**Aim**.
Scan the material and copy every line in which "diagram" appears.

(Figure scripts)
──────

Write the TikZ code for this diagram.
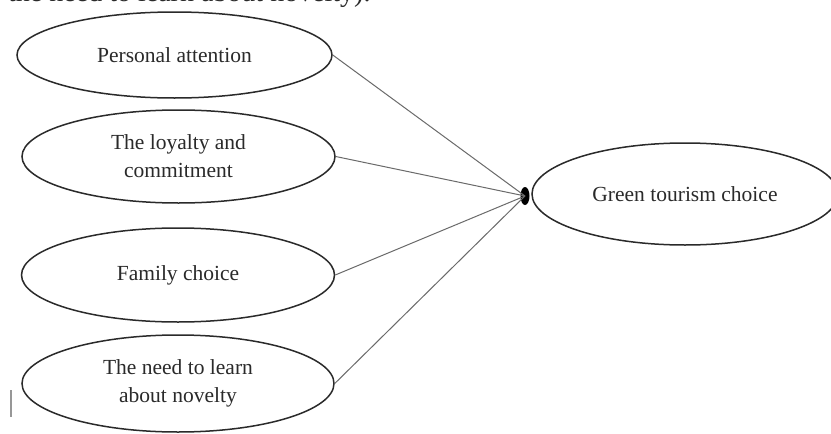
\documentclass[tikz,border=0pt]{standalone}
\usepackage{fontspec}
\setmainfont{Liberation Serif}
\usetikzlibrary{shapes.geometric}
\definecolor{ink}{HTML}{2A2A2A}
\definecolor{wire}{HTML}{6A6A6A}
\tikzset{
  factor/.style={draw=ink, line width=1.5pt, ellipse, inner sep=0pt, align=center,
    text=ink, font=\fontsize{21.5}{28}\selectfont},
  wireline/.style={draw=wire, line width=1pt},
  junction/.style={ellipse, fill=black, draw=none, minimum width=9pt, minimum height=18pt, inner sep=0pt}
}
\begin{document}
\begin{tikzpicture}[x=1pt,y=-1pt]
\useasboundingbox (0,0) rectangle (831,434);
\fill[white] (0,0) rectangle (831,434);
\node[anchor=base west, inner sep=0pt, text=ink, font=\fontsize{28}{32}\selectfont] (head) at (8,1) {the need to learn about novelty).};
\node[factor, minimum width=315pt, minimum height=86pt] (e1) at (174.5,55) {Personal attention};
\node[factor, minimum width=313pt, minimum height=93pt] (e2) at (178.5,156.5) {The loyalty and\\commitment};
\node[factor, minimum width=313pt, minimum height=94pt] (e3) at (178,275) {Family choice};
\node[factor, minimum width=312pt, minimum height=97pt] (e4) at (178,383.5) {The need to learn\\about novelty};
\node[factor, minimum width=306pt, minimum height=102pt] (g) at (685,194) {Green tourism choice};
\node[junction] (dot) at (525,196) {};
\draw[wireline] (e1.east) -- (dot.center);
\draw[wireline] (e2.east) -- (dot.center);
\draw[wireline] (e3.east) -- (dot.center);
\draw[wireline] (e4.east) -- (dot.center);
\coordinate (bartop) at (11,390);
\coordinate (barbot) at (11,417);
\draw[draw=wire!70, line width=1.5pt] (bartop) -- (barbot);
\end{tikzpicture}
\end{document}
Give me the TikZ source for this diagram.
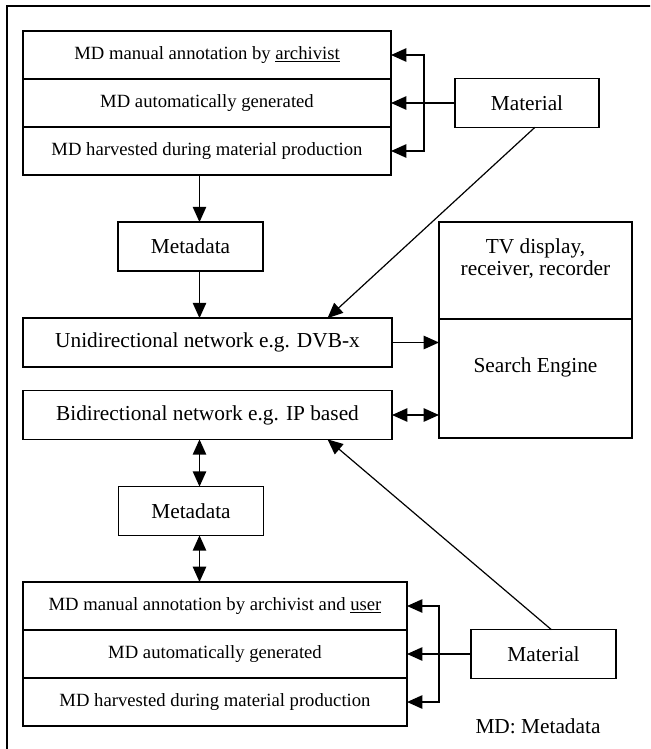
\documentclass[tikz,border=0pt]{standalone}
\usepackage{fontspec}
\setmainfont{Liberation Serif}
\usetikzlibrary{arrows.meta,positioning}

\tikzset{
  row/.style={draw, line width=1.2pt, outer sep=0pt, minimum width=276pt, minimum height=36pt, font=\fontsize{14}{16}\selectfont},
  brow/.style={row, minimum width=288pt},
  box/.style={draw, line width=1.2pt, outer sep=0pt, minimum height=36.5pt, font=\fontsize{16}{18}\selectfont},
  arr/.style={line width=1.2pt, -{Triangle[length=11.5pt,width=10pt]}},
  arrs/.style={line width=1.2pt, {Triangle[length=11.5pt,width=10pt]}-{Triangle[length=11.5pt,width=10pt]}},
  diag/.style={arr, line width=0.9pt}
}

\begin{document}
\begin{tikzpicture}[x=0.75pt,y=-0.75pt]
    \clip (0,0) rectangle (650,749);
    
    % outer frame
    \draw[line width=1.2pt] (7,6) rectangle (670,770);
    
    % upper metadata stack
    \node[row] (ua) at (207,55) {MD manual annotation by \underline{archivist}};
    \node[row, below=0pt of ua] (ub) {MD automatically generated};
    \node[row, below=0pt of ub] (uc) {MD harvested during material production};
    \node[box, minimum width=108pt] (umat) at (527,103) {Material};
    \node[box, minimum width=108.75pt] (umd) at (190.5,246.5) {Metadata};
    
    % networks
    \node[box, minimum width=276.75pt] (uni) at (207.5,342.5) {Unidirectional network e.g. DVB-x};
    \node[box, minimum width=276.75pt] (bi) at (207.5,415) {Bidirectional network e.g. IP based};
    
    % receiver side
    \node[draw, line width=1.2pt, outer sep=0pt, minimum width=144.75pt, minimum height=72.75pt,
          label={[yshift=8.6pt, align=center, font=\fontsize{16}{16.5}\selectfont]center:{TV display,\\receiver, recorder}}] (tv) at (535.5,270.5) {};
    \node[draw, line width=1.2pt, outer sep=0pt, minimum width=144.75pt, minimum height=89.25pt, below=0pt of tv,
          label={[yshift=8.6pt, font=\fontsize{16}{18}\selectfont]center:Search Engine}] (se) {};
    
    % lower metadata stack
    \node[box, minimum width=108.75pt] (lmd) at (191,511) {Metadata};
    \node[brow] (la) at (215,606) {MD manual annotation by archivist and \underline{user}};
    \node[brow, below=0pt of la] (lb) {MD automatically generated};
    \node[brow, below=0pt of lb] (lc) {MD harvested during material production};
    \node[box, minimum width=108.75pt] (lmat) at (543.5,654) {Material};
    \node[font=\fontsize{16}{18}\selectfont] (note) at (538,726) {MD: Metadata};
    
    % connectors
    \coordinate (ubus) at (424,0);
    \coordinate (lbus) at (439,0);
    \coordinate (vx) at (199.5,0);
    
    \draw[arr] (umat.west) -- (ub.east);
    \draw[arr] (ubus |- ub.east) |- (ua.east);
    \draw[arr] (ubus |- ub.east) |- (uc.east);
    \draw[arr] (uc.south -| vx) -- (umd.north -| vx);
    \draw[arr] (umd.south -| vx) -- (uni.north -| vx);
    \draw[diag] (umat.-72) -- ([xshift=90pt]uni.north);
    \draw[arr] (uni.east) -- (uni.east -| se.west);
    \draw[arrs] (bi.east) -- (bi.east -| se.west);
    \draw[arrs] (bi.south -| vx) -- (lmd.north -| vx);
    \draw[arrs] (lmd.south -| vx) -- (la.north -| vx);
    \draw[diag] (lmat.72) -- ([xshift=90pt]bi.south);
    \draw[arr] (lmat.west) -- (lb.east);
    \draw[arr] (lbus |- lb.east) |- (la.east);
    \draw[arr] (lbus |- lb.east) |- (lc.east);
    
\end{tikzpicture}
\end{document}
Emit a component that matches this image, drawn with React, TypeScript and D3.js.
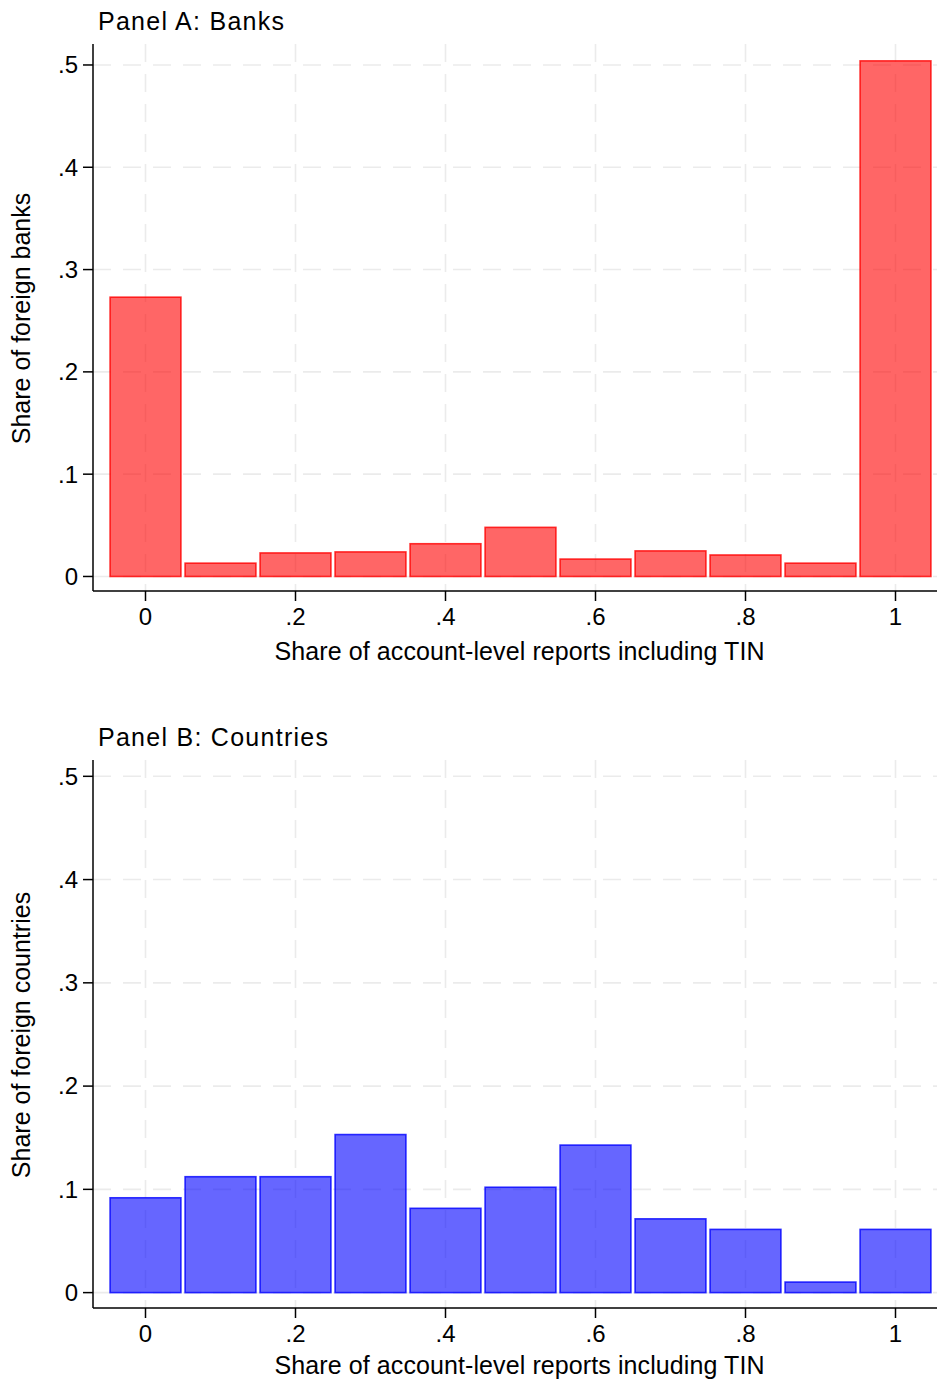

──────

**Output of the task**.
Write the TikZ code for this diagram.
Give me the TikZ source for this diagram.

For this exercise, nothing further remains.